Tonight - June 15, 2011
From the AP Council's Executive Session Agenda
A.A. Tax Assessor
Is the City looking to dump our tax assessor of 24 years?
It is no secret that the City is entertaining opportunities to share services with other towns, where another town's professional will service Asbury Park as well, in order to comply with Gov. Christie's guidelines for trimming budgets. (It's our hope this practice will mean lower payouts for services.) But starting with a one-person department, which employs just one aid, doesn't strike us as an economically wise or results-oriented strategy.
If this is a cost-cutting measure city leaders may want to think again before eliminating one of the most trusted staff-members in the administration -- as the City tries to complete its first post-2002-redevelopment property revaluation.
The redevelopment-era, inflated by the countrywide housing bubble, which skyrocketed our properties' market values. But the values have yet to be fully reflected in our tax bills. Existing homes, as opposed to new construction, are still being assessed using the current tax ratio. Tax ratios start out at 100%. In other words the value a house is assessed at, for tax purposes, what it sold for on the open market. But over time the selling prices and assessed values of properties get out of sync, as sales prices rise or drop. When the ratio drops too far below 100%, state law demands that a revaluation be performed. This was supposed to happen here in 2008. Now AP is working toward 2012 to complete the process.
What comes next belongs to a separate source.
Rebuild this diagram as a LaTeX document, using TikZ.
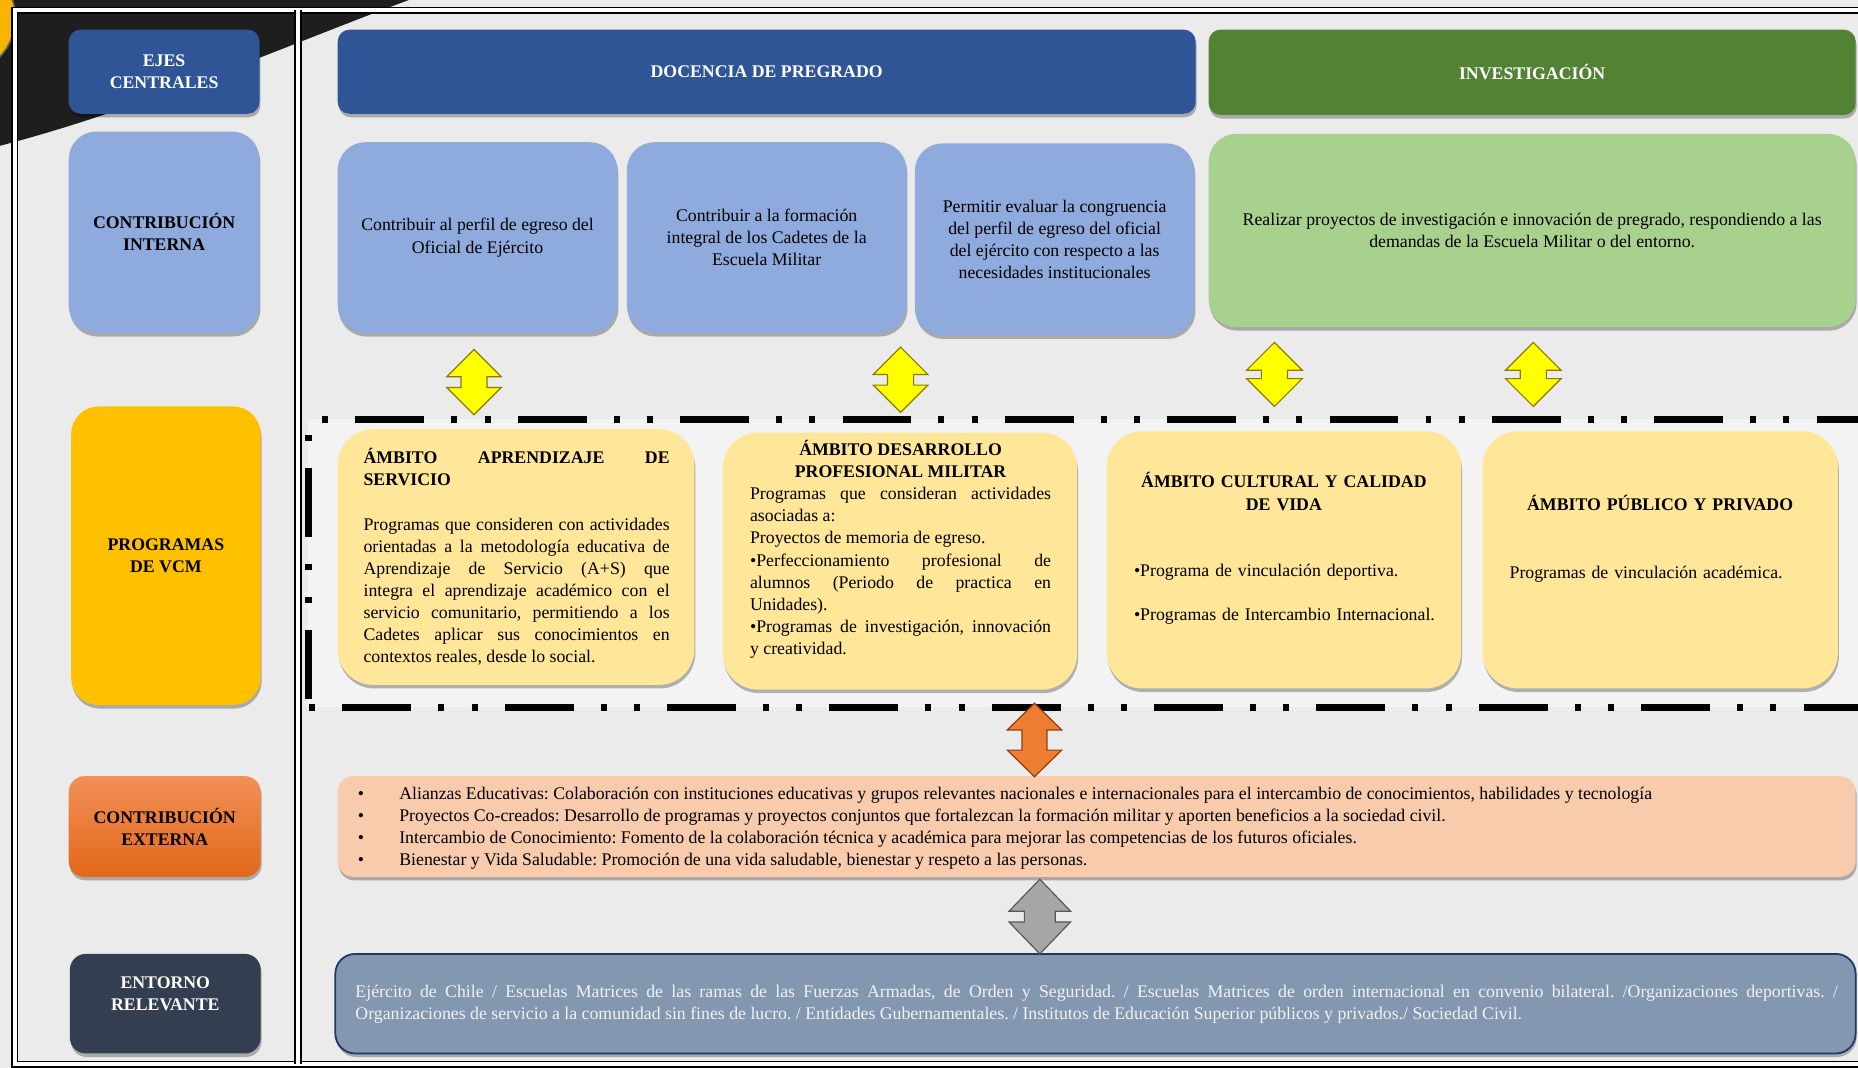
\documentclass[tikz,border=0pt]{standalone}
\usepackage{fontspec}
\setmainfont{Liberation Serif}
\usetikzlibrary{shadows}
\setlength{\parindent}{0pt}
\frenchspacing
\definecolor{cBg}{HTML}{EBEBEB}
\definecolor{cIn}{HTML}{F3F3F3}
\definecolor{cBlk}{HTML}{1E1E1E}
\definecolor{cOrg}{HTML}{F7B500}
\definecolor{cBlue}{HTML}{2F5597}
\definecolor{cLBlue}{HTML}{8FAADC}
\definecolor{cGreen}{HTML}{548235}
\definecolor{cLGreen}{HTML}{A9D18E}
\definecolor{cGold}{HTML}{FFC000}
\definecolor{cLYel}{HTML}{FFE699}
\definecolor{cOrT}{HTML}{F29056}
\definecolor{cOrB}{HTML}{E2681A}
\definecolor{cPeach}{HTML}{F8CBAD}
\definecolor{cSlate}{HTML}{333F50}
\definecolor{cEnv}{HTML}{8497B0}
\definecolor{cEnvB}{HTML}{1F3864}
\definecolor{cEnvT}{HTML}{F2F2F2}
\definecolor{cYArr}{HTML}{FFFF00}
\definecolor{cYArrB}{HTML}{8C7A00}
\definecolor{cOArr}{HTML}{ED7D31}
\definecolor{cOArrB}{HTML}{8A3F10}
\definecolor{cGArr}{HTML}{A6A6A6}
\definecolor{cGArrB}{HTML}{595959}
\tikzset{
  nb/.style={font=\fontsize{9}{11.2}\selectfont, inner sep=0pt, outer sep=0pt},
  rb/.style={rectangle, rounded corners=#1, drop shadow={shadow xshift=0.5pt, shadow yshift=-1.8pt, opacity=0.28, fill=black}},
  wh/.style 2 args={minimum width=#1, minimum height=#2},
  bld/.style={font=\fontsize{9}{11.2}\selectfont\bfseries, align=center},
  frm/.style={draw=black, line width=0.9pt, double=white, double distance=1.8pt},
  dd/.style={line width=3.6pt, dash pattern=on 34.8pt off 13.8pt on 3pt off 13.8pt on 3pt off 13.8pt},
  yarr/.style={fill=cYArr, draw=cYArrB, line width=0.6pt},
  oarr/.style={fill=cOArr, draw=cOArrB, line width=0.6pt},
  garr/.style={fill=cGArr, draw=cGArrB, line width=0.6pt},
}
% name, position, half width, half height, head height, shaft half width, style
\newcommand\dblarr[7]{%
  \coordinate (#1) at (#2);
  \path[#7, shift={(#1)}] (0,-#4) -- (#3,-#4+#5) -- (#6,-#4+#5) -- (#6,#4-#5) -- (#3,#4-#5) -- (0,#4) -- (-#3,#4-#5) -- (-#6,#4-#5) -- (-#6,-#4+#5) -- (-#3,-#4+#5) -- cycle;}
\begin{document}
\begin{tikzpicture}[x=0.6pt, y=-0.6pt, every node/.style={nb}]
\fill[cBg] (0,0) rectangle (1568,901);
\useasboundingbox (0,0) rectangle (1568,901);
\clip (0,0) rectangle (1568,901);
% top-left decoration
\fill[cBlk] (0,0) -- (345,0) .. controls (250,35) and (120,92) .. (0,123) -- cycle;
\fill[cOrg, draw=cBlk!70, line width=0.8pt] (-35,15) circle [radius=48];
% frames
\draw[frm] (12.5,8.5) rectangle (1600,898);
\draw[frm] (251.5,8.5) -- (251.5,898);
% dashed programme area
\fill[cIn] (260,354) rectangle (1575,597);
\draw[dd, dash phase=58.2pt] (260,354) -- (1575,354);
\draw[dd, dash phase=64.8pt] (260,597) -- (1575,597);
\draw[dd, dash phase=57.6pt] (260,354) -- (260,597);
% left column
\node[rb=6pt, fill=cBlue, wh={96.6pt}{42.6pt}, bld, text=white] (ejes) at (138.5,60.5) {EJES\\CENTRALES};
\node[rb=14pt, fill=cLBlue, wh={96.6pt}{102pt}, bld] (cint) at (138.5,196) {CONTRIBUCIÓN\\INTERNA};
\node[rb=14pt, fill=cGold, wh={96pt}{151.2pt}, bld] (prog) at (140,469) {PROGRAMAS\\DE VCM};
\node[rb=8pt, top color=cOrT, bottom color=cOrB, wh={97.2pt}{51pt}, bld] (cext) at (139,697.5) {CONTRIBUCIÓN\\EXTERNA};
\node[rb=8pt, fill=cSlate, wh={96.6pt}{50.4pt}] (ent) at (139.5,847) {};
\node[bld, text=white] (entT) at (139.5,838.5) {ENTORNO\\RELEVANTE};
% headers
\node[rb=6pt, fill=cBlue, wh={434.4pt}{42.6pt}, bld, text=white] (doc) at (647,60.5) {DOCENCIA DE PREGRADO};
\node[rb=6pt, fill=cGreen, wh={327.6pt}{43.2pt}, bld, text=white] (inv) at (1293,61) {INVESTIGACIÓN};
% internal contribution
\node[rb=14pt, fill=cLBlue, wh={141.6pt}{96.6pt}, align=center] (ci1) at (403,200.5) {Contribuir al perfil de egreso del\\Oficial de Ejército};
\node[rb=14pt, fill=cLBlue, wh={141.6pt}{96.6pt}, align=center] (ci2) at (647,200.5) {Contribuir a la formación\\integral de los Cadetes de la\\Escuela Militar};
\node[rb=14pt, fill=cLBlue, wh={141.6pt}{97.2pt}, align=center] (ci3) at (890,202) {Permitir evaluar la congruencia\\del perfil de egreso del oficial\\del ejército con respecto a las\\necesidades institucionales};
\node[rb=14pt, fill=cLGreen, wh={327.6pt}{97.8pt}, align=center] (inv1) at (1293,194.5) {Realizar proyectos de investigación e innovación de pregrado, respondiendo a las\\demandas de la Escuela Militar o del entorno.};
% ambitos
\node[rb=18pt, fill=cLYel, wh={180.6pt}{129.6pt}] (am1) at (435.5,470) {};
\node[text width=155pt, align=justify] (am1t) at (436,470) {\textbf{ÁMBITO APRENDIZAJE DE\linebreak SERVICIO}\par\vspace{11.2pt}Programas que consideren con actividades\linebreak orientadas a la metodología educativa de\linebreak Aprendizaje de Servicio (A+S) que\linebreak integra el aprendizaje académico con el\linebreak servicio comunitario, permitiendo a los\linebreak Cadetes aplicar sus conocimientos en\linebreak contextos reales, desde lo social.};
\node[rb=18pt, fill=cLYel, wh={179.4pt}{130.2pt}] (am2) at (759.5,473.5) {};
\node[text width=152.4pt, align=justify] (am2t) at (760,463.5) {{\centering\bfseries ÁMBITO DESARROLLO\\PROFESIONAL MILITAR\par}Programas que consideran actividades\linebreak asociadas a:\\Proyectos de memoria de egreso.\\•Perfeccionamiento profesional de\linebreak alumnos (Periodo de practica en\linebreak Unidades).\\•Programas de investigación, innovación\linebreak y creatividad.};
\node[rb=18pt, fill=cLYel, wh={179.4pt}{130.2pt}] (am3) at (1083.5,472.5) {};
\node[text width=151.8pt, align=left] (am3t) at (1083.5,463) {{\centering\bfseries ÁMBITO CULTURAL Y CALIDAD\\DE VIDA\par}\vspace{22.4pt}\mbox{•Programa de vinculación deportiva.}\par\vspace{11.2pt}\mbox{•Programas de Intercambio Internacional.}};
\node[rb=18pt, fill=cLYel, wh={180pt}{130.2pt}] (am4) at (1401,472.5) {};
\node[text width=152.4pt, align=left] (am4t) at (1401,454.5) {{\centering\bfseries ÁMBITO PÚBLICO Y PRIVADO\par}\vspace{23pt}Programas de vinculación académica.};
% external contribution
\node[rb=8pt, fill=cPeach, wh={768.6pt}{51pt}] (ext) at (925.5,697.5) {};
\node[anchor=west, align=left] (extT) at (302,699) {\makebox[21pt][l]{•}Alianzas Educativas: Colaboración con instituciones educativas y grupos relevantes nacionales e internacionales para el intercambio de conocimientos, habilidades y tecnología\\\makebox[21pt][l]{•}Proyectos Co-creados: Desarrollo de programas y proyectos conjuntos que fortalezcan la formación militar y aporten beneficios a la sociedad civil.\\\makebox[21pt][l]{•}Intercambio de Conocimiento: Fomento de la colaboración técnica y académica para mejorar las competencias de los futuros oficiales.\\\makebox[21pt][l]{•}Bienestar y Vida Saludable: Promoción de una vida saludable, bienestar y respeto a las personas.};
% environment
\node[rb=10pt, fill=cEnv, draw=cEnvB, line width=0.9pt, wh={769.8pt}{50.4pt}] (env) at (924.5,847) {};
\node[text width=750.6pt, align=justify, text=cEnvT] (envT) at (925.5,847.5) {Ejército de Chile / Escuelas Matrices de las ramas de las Fuerzas Armadas, de Orden y Seguridad. / Escuelas Matrices de orden internacional en convenio bilateral. /Organizaciones deportivas. /\linebreak Organizaciones de servicio a la comunidad sin fines de lucro. / Entidades Gubernamentales. / Institutos de Educación Superior públicos y privados./ Sociedad Civil.};
% block arrows
\dblarr{ya1}{400,322.5}{23}{27.5}{23}{11}{yarr}
\dblarr{ya2}{760,320.5}{23}{27.5}{23}{11}{yarr}
\dblarr{ya3}{1075.5,316}{23.5}{27}{23.5}{11}{yarr}
\dblarr{ya4}{1294,316}{23.5}{27}{23.5}{11}{yarr}
\dblarr{oa}{873,624.5}{23}{31}{22.5}{10.5}{oarr}
\dblarr{ga}{877.5,773.5}{26}{31.5}{27}{13}{garr}
\end{tikzpicture}
\end{document}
Revaluations measure not only market values and home sales, but individual improvements made since the last reval. Therefore revals involve inspections and are by necessity intrusive, highly subjective and subject to broad interpretation. The results of our revaluation, especially given the long delay, are apt to span a broad range in wild directions all over town.
Our tax assessor, Mary Lou Hartman, has remained a constant, executing her duties 'by the book' under the state code that licenses her, at times to the strong resentment of new housing owners, and depite what must surely have been aggressive attempts from influencial spheres to sway her judgment. We need to save money, but we also need to retain people of character and integrity who are intimately familiar with our city.